L'intrigue principale du roman, qui progresse grâce à des tête-à-tête théâtraux et rituellement fort arrosés au mezcal, met d'abord en scène Eliseo Varela, qui se présente comme un vieil écrivain, né à Valence en 1920. Très malade, en mal d'inspiration, il est revenu au pays après avoir vécu de longues années au Mexique, auteur de romans à l'eau de rose et à succès. Avant de mourir, il aimerait tant écrire "le roman de [sa] vie", son grand oeuvre. Pour ce faire, il recrute, au moyen d'une petite annonce, un certain Augusto Cons, ancien fonctionnaire et veuf inconsolé, monté de sa Galice à Madrid afin d'y refaire sa vie. Pour l'instant, il n'a pas une peseta vaillante (l'intrigue se situe en 1997, avant l'euro) et survit grâce à l'indulgence de sa logeuse, Dona Matilda, et de son copain le cafetier Luis, fan de rock progressif des années 1980. Une femme de la Manche et un Asturien.

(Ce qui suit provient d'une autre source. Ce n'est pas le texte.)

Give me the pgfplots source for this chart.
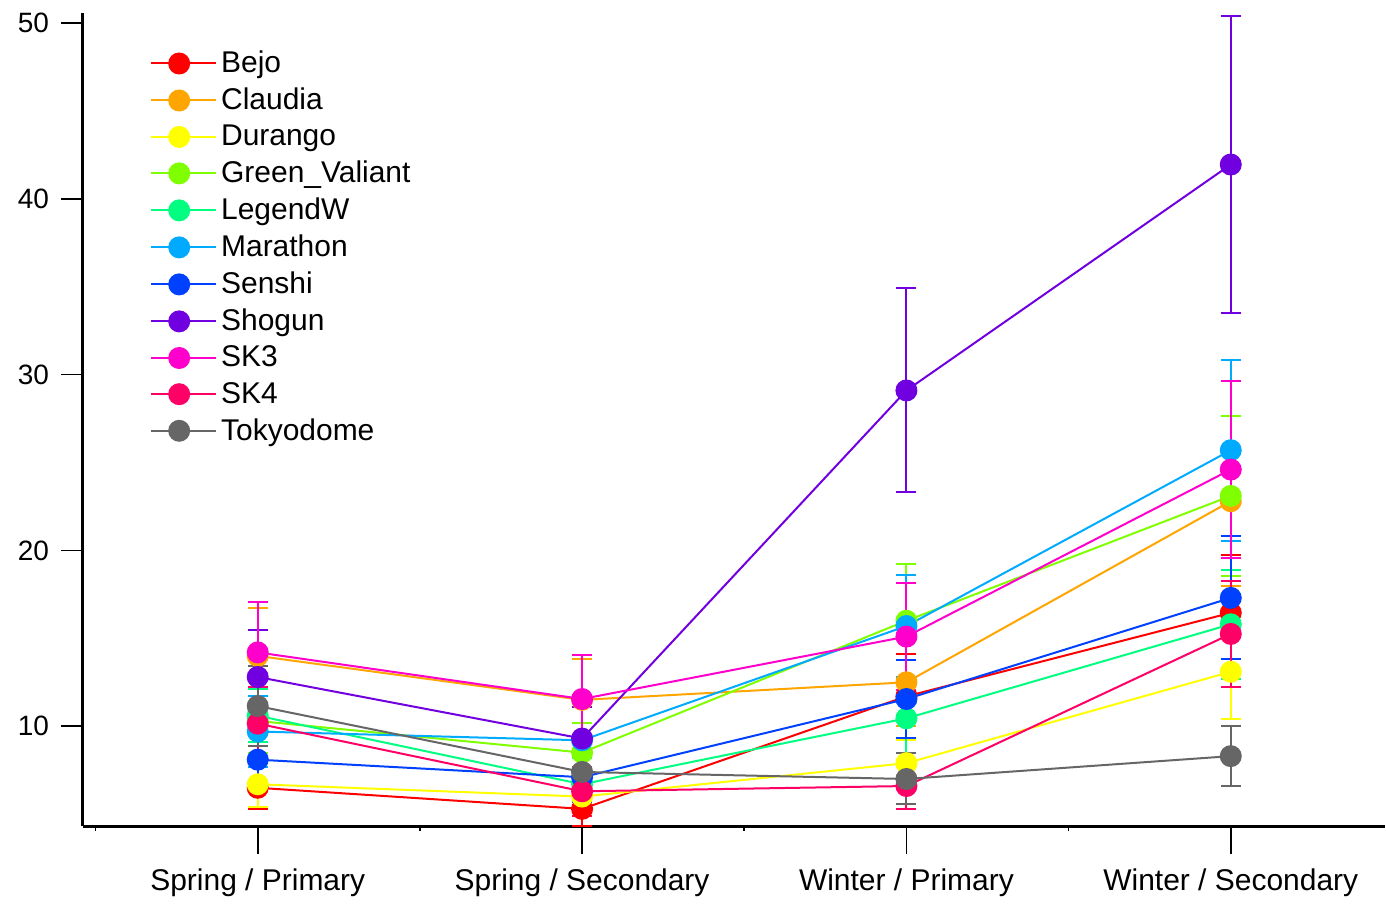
\documentclass[border=0pt]{standalone}
\usepackage{fontspec}
\setmainfont{Liberation Sans}
\usepackage{pgfplots}
\pgfplotsset{compat=1.18}
\definecolor{cBejo}{HTML}{FF0000}
\definecolor{cClaudia}{HTML}{FFA500}
\definecolor{cDurango}{HTML}{FFFF00}
\definecolor{cGreenV}{HTML}{80FF00}
\definecolor{cLegendW}{HTML}{00FF80}
\definecolor{cMarathon}{HTML}{00AAFF}
\definecolor{cSenshi}{HTML}{0040FF}
\definecolor{cShogun}{HTML}{7000E0}
\definecolor{cSKiii}{HTML}{FF00CC}
\definecolor{cSKiv}{HTML}{FF0066}
\definecolor{cTokyo}{HTML}{666666}
\begin{document}
\begin{tikzpicture}
\begin{axis}[
  scale only axis,
  width=651.5pt, height=407pt,
  xmin=-0.539, xmax=3.474,
  ymin=4.32, ymax=50.57,
  axis x line=bottom, axis y line=left,
  axis line style={line width=1.5pt,-},
  xtick={0,1,2,3},
  xticklabels={Spring / Primary, Spring / Secondary, Winter / Primary, Winter / Secondary},
  minor xtick={-0.5,0.5,1.5,2.5},
  ytick={10,20,30,40,50},
  tick align=outside,
  major tick length=14pt,
  minor tick length=2.5pt,
  y tick style={/pgfplots/major tick length=11pt},
  tick style={black,line width=0.8pt},
  /pgf/number format/assume math mode=true,
  xticklabel style={yshift=-4pt, font=\fontsize{15}{18}\selectfont},
  yticklabel style={xshift=0.5pt, font=\fontsize{14}{16.8}\selectfont},
  legend style={draw=none, fill=none, at={(0.0468,0.9634)}, anchor=north west,
    font=\fontsize{15}{18}\selectfont, row sep=2.15pt},
  legend cell align=left,
  legend image code/.code={\path (0pt,0pt) -- (32.5pt,0pt);\draw[mark repeat=2,mark phase=2,#1] plot coordinates {(0pt,0pt) (14pt,0pt) (28pt,0pt)};},
  every axis plot/.append style={line width=1pt, mark=*, mark size=5pt,
     mark options={solid}},
  error bars/y dir=both, error bars/y explicit,
  error bars/error mark options={rotate=90, mark size=5pt, line width=1pt},
  error bars/error bar style={line width=1pt},
]
\addplot[color=cBejo] coordinates {(0,6.5) +- (0,1.2) (1,5.3) +- (0,1.0) (2,11.7) +- (0,2.4) (3,16.45) +- (0,3.3)};
\addlegendentry{Bejo}
\addplot[color=cClaudia] coordinates {(0,14.0) +- (0,2.75) (1,11.5) +- (0,2.35) (2,12.5) +- (0,2.5) (3,22.8) +- (0,4.85)};
\addlegendentry{Claudia}
\addplot[color=cDurango] coordinates {(0,6.7) +- (0,1.3) (1,6.0) +- (0,0.8) (2,7.9) +- (0,1.3) (3,13.1) +- (0,2.7)};
\addlegendentry{Durango}
\addplot[color=cGreenV] coordinates {(0,10.3) +- (0,1.8) (1,8.5) +- (0,1.7) (2,16.0) +- (0,3.25) (3,23.1) +- (0,4.55)};
\addlegendentry{Green\_Valiant}
\addplot[color=cLegendW] coordinates {(0,10.6) +- (0,1.5) (1,6.7) +- (0,1.5) (2,10.45) +- (0,2.0) (3,15.8) +- (0,3.1)};
\addlegendentry{LegendW}
\addplot[color=cMarathon] coordinates {(0,9.7) +- (0,2.0) (1,9.2) +- (0,2.2) (2,15.7) +- (0,2.9) (3,25.7) +- (0,5.15)};
\addlegendentry{Marathon}
\addplot[color=cSenshi] coordinates {(0,8.1) +- (0,1.6) (1,7.1) +- (0,1.4) (2,11.55) +- (0,2.2) (3,17.3) +- (0,3.5)};
\addlegendentry{Senshi}
\addplot[color=cShogun] coordinates {(0,12.8) +- (0,2.7) (1,9.3) +- (0,1.8) (2,29.1) +- (0,5.8) (3,41.95) +- (0,8.45)};
\addlegendentry{Shogun}
\addplot[color=cSKiii] coordinates {(0,14.2) +- (0,2.85) (1,11.55) +- (0,2.5) (2,15.1) +- (0,3.05) (3,24.6) +- (0,5.05)};
\addlegendentry{SK3}
\addplot[color=cSKiv] coordinates {(0,10.15) +- (0,2.1) (1,6.3) +- (0,1.4) (2,6.6) +- (0,1.3) (3,15.25) +- (0,3.0)};
\addlegendentry{SK4}
\addplot[color=cTokyo] coordinates {(0,11.15) +- (0,2.3) (1,7.4) +- (0,1.65) (2,7.0) +- (0,1.45) (3,8.3) +- (0,1.7)};
\addlegendentry{Tokyodome}
\end{axis}
\path ([xshift=-41.5pt,yshift=-35.5pt]current axis.south west) rectangle ([yshift=6.5pt]current axis.north east);
\end{tikzpicture}
\end{document}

Eliseo embauche donc Augusto comme une espèce de secrétaire particulier et le rétribue largement, en échange de quoi, chaque fin de journée, celui-ci doit venir le visiter, lui raconter une histoire de son cru, afin de stimuler sa créativité défaillante. Et ça semble marcher : Eliseo dicte à Augusto ce qui ressemble à une série TV américaine, dont on se doute vite qu'il s'agit de sa propre vie transposée. Il lui demande aussi quelques services supplémentaires : comme de se rendre à sa place à des vernissages ou à des conférences de presse, afin de lui permettre de rédiger les articles censés paraître dans un quotidien mexicain dont il serait le correspondant culturel. C'est à cette occasion qu'Augusto rencontre Berta, une journaliste de Radio Nacional. Coup de foudre et vie commune. Voici résolus d'un coup tous les problèmes du héros... Mais cet enchaînement de bonheurs est-il le pur fruit du hasard, ou bien quelqu'un, dans l'ombre, tire-t-il les ficelles de tout ça, et dans quel but ?
Le lecteur le découvrira petit à petit, grâce à la construction à la fois subtile et rigoureuse machinée par Miguel Sandin, avec une rare maestria. Les personnages sont attachants, l'humour affleure à chaque page : mezcal gagnant.